To my understanding ISO4217 don't have a way to specify explicit ownership rights (which we use in vf:Transfer). If you give me some cash to deliver to another agent which has vf ownership rights to that cash, I can go to any shop and buy beer with it, people will assume that I own it since I have it in my hand. Also if we don't share access to one bank account 'storing' ISO4217 currency, when I transfer you rights to some of the currency stored on one of the bank accounts i have access to. We still need some delivery mechanism to change the digital location to one of accounts you have access to.
IMO it does make sense if we want to align modelling of monetary currencies with other resources.
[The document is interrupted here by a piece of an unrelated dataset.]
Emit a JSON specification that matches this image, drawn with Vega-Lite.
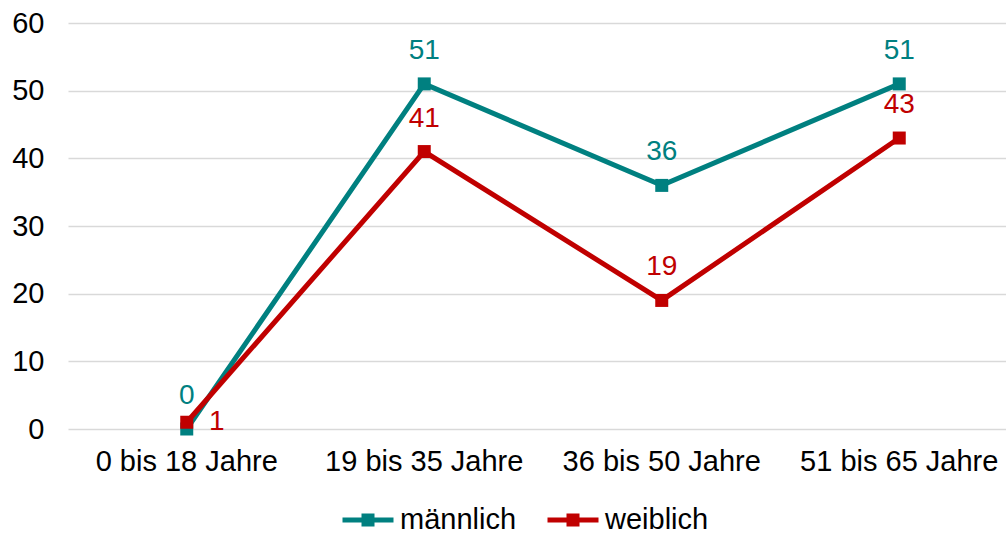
{
  "$schema": "https://vega.github.io/schema/vega-lite/v6.json",
  "width": 938,
  "height": 406,
  "autosize": {"type": "none"},
  "padding": {"left": 68, "top": 23, "right": 0, "bottom": 104},
  "background": "white",
  "config": {
    "font": "Liberation Sans",
    "view": {"stroke": null},
    "axis": {"labelFont": "Liberation Sans", "labelFontSize": 29, "labelColor": "#000000"}
  },
  "data": {
    "values": [
      {"gruppe": "0 bis 18 Jahre", "geschlecht": "männlich", "wert": 0},
      {"gruppe": "19 bis 35 Jahre", "geschlecht": "männlich", "wert": 51},
      {"gruppe": "36 bis 50 Jahre", "geschlecht": "männlich", "wert": 36},
      {"gruppe": "51 bis 65 Jahre", "geschlecht": "männlich", "wert": 51},
      {"gruppe": "0 bis 18 Jahre", "geschlecht": "weiblich", "wert": 1},
      {"gruppe": "19 bis 35 Jahre", "geschlecht": "weiblich", "wert": 41},
      {"gruppe": "36 bis 50 Jahre", "geschlecht": "weiblich", "wert": 19},
      {"gruppe": "51 bis 65 Jahre", "geschlecht": "weiblich", "wert": 43}
    ]
  },
  "encoding": {
    "x": {
      "field": "gruppe", "type": "nominal", "sort": null,
      "scale": {"type": "band", "range": [0, 950], "paddingInner": 0, "paddingOuter": 0},
      "axis": {"title": null, "labelAngle": 0, "ticks": false, "domain": false, "grid": false, "labelPadding": 18, "labelLimit": 0}
    },
    "y": {
      "field": "wert", "type": "quantitative",
      "scale": {"domain": [0, 60], "nice": false},
      "axis": {"title": null, "values": [0, 10, 20, 30, 40, 50, 60], "ticks": false, "domain": false, "labelPadding": 24, "gridColor": "#d9d9d9", "gridWidth": 1.5}
    },
    "color": {
      "field": "geschlecht", "type": "nominal",
      "scale": {"domain": ["männlich", "weiblich"], "range": ["#008080", "#c00000"]}
    }
  },
  "layer": [
    {
      "mark": {"type": "line", "strokeWidth": 5},
      "encoding": {
        "detail": {"field": "geschlecht"}
      }
    },
    {
      "mark": {"type": "point", "shape": "square", "filled": true, "opacity": 1, "size": 169},
      "encoding": {
        "color": {"field": "geschlecht", "type": "nominal", "legend": {
          "title": null,
          "orient": "none",
          "legendX": 272,
          "legendY": 469,
          "direction": "horizontal",
          "labelFont": "Liberation Sans",
          "labelFontSize": 29,
          "labelColor": "#000000",
          "labelOffset": 4,
          "labelLimit": 0,
          "columnPadding": 20,
          "symbolType": "M-1,0H1M-0.157,-0.157H0.157V0.157H-0.157Z",
          "symbolSize": 2601,
          "symbolStrokeWidth": 5,
          "encode": {
            "symbols": {"update": {"stroke": {"signal": "scale('color', datum.value)"}, "fill": {"signal": "scale('color', datum.value)"}, "strokeCap": {"value": "round"}}}
          }
        }}
      }
    },
    {
      "transform": [{"filter": "datum.geschlecht === 'männlich' || datum.wert > 1"}],
      "mark": {"type": "text", "dy": -33, "fontSize": 28, "font": "Liberation Sans"},
      "encoding": {"text": {"field": "wert", "type": "quantitative"}}
    },
    {
      "transform": [{"filter": "datum.geschlecht === 'weiblich' && datum.wert <= 1"}],
      "mark": {"type": "text", "dx": 30, "dy": 0, "fontSize": 28, "font": "Liberation Sans"},
      "encoding": {"text": {"field": "wert", "type": "quantitative"}}
    }
  ]
}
I can vf:Transfer you rights to apples in my cellar, but you still need to somehow get them to your kitchen.
Only aspect of delivery which I see possibly relevant to valueflows/exchange
- vf:Exchange can include agreement on the delivery method, and if it involves service of 3rd party than who needs to get vf:Claim #22 for that delivery. That would also in some way match one of the aspects of people commonly call a 'payment method'.
I think this is a non-problem that needs another event behavior specialization.
This is all money-of-account. A transaction takes place that deletes some numbers from one account and adds some numbers to another account, maybe subtracting a transaction fee.
The recipient already has rights to their account. I think transfers of rights only apply to certain types of resources. Will send my questions to the REA gang about this stuff some time today, the questions are getting formulated well enuf in my own mind to ask then somewhat coherently. If you have suggestions for how to formulate them, or want to be cc'ed on an email thread, please let me know.
This is all money-of-account. A transaction takes place that deletes some numbers from one account and adds some numbers to another account, maybe subtracting a transaction fee. The recipient already has rights to their account.
If you want to base vf:Transfer on accounts (or stocks in general), not directly on agents. We may need to define vf:Stock and ownership over it first.
In case where we go directly from: (agent) to: (agent), both agents can digitally sign the vf:Transfer and it acts as prove of ownership. In most cases we want to verify that from: (agent) actually has the ownership over resource which it transfers. If we transfer from: (stock) to: (stock), we need to verify if give agent has rights to transfer resources in that stock.
In above, can we also transfer ownership over whole stocks or accounts? (do stocks stay in stocks and accounts on accounts). Or we always transfer the resource and stocks can NOT change ownership. So agent and stock have one-to-one relationship which gets created together with creation of the stock. To change ownership we need to transfer resources from it to another stock. Also very unlikely agents can share ownership over stock, it may require defining distinct agent (union of all agents involved) who will own the stock/account.
What about cash? Stocks and accounts don't seem to apply to it.
What about services? Stocks and accounts also don't seem to apply to them clearly.
I think we need to continue writing concrete data examples based on use cases we work with to showcase clearly different approaches to modelling vf:Transfer and vf:Exchange.
Sometimes money also goes through proxy accounts, as with money delivery/shipping systems like https://transferwise.com/ When such shipping/delivery fails, we may need to rollback the vf:Transfer or retry delivery.
What we have done so far in NRP is name the economic event behavior differently when the behavior is in fact different: thus, so far,
I'm not saying VF needs to do it exactly like that, but renaming combined with some explanation makes it more clear to users what is happening.
So "wire transfers" of money might need some different well-defined named behavior.
give: in VF would give rights, receive: in VF would receive rights, where transfer is a container for give and receive.
Once again, since we transfer rights to a resource and not relocate the actual resource, I don't understand need for splitting it into two different events. Maybe
vf:Transportation might need Depart and Arrive event, but in case of transport we do describe what happens with the actual digital/analogue resource, not just conceptual rights to it.
I think we get used to in various scenarios that moving a resource implies change of rights to it eg. pass some cash from hand to hand. But as I exemplified, if I only help with delivering that cash to person who has ownership rights to it, even that I have those bills in my hand I don't own them and I shouldn't go buy some beer using them. I think we often assume that person who carries cash owns it or that person who has 'legal' ownership over a bank account, owns all the digital coins deposited on it.
Once again, since we transfer rights to a resource and not relocate the actual resource, I don't understand need for splitting it into two different events.
A couple reasons:
Also, if you looked at that faircoin use case, the give event is significantly different from the receive event: the quantity is different (the network fee comes off the top), and the resource is different (one faircoin address vs another faircoin address).
This (the resource being different) will always be the case for stock resources, which are pretty much the same as @elf-pavlik 's indirectly identified resources: e.g. the faircoin quantity in the origin wallet.address, vs those in the destination wallet.address.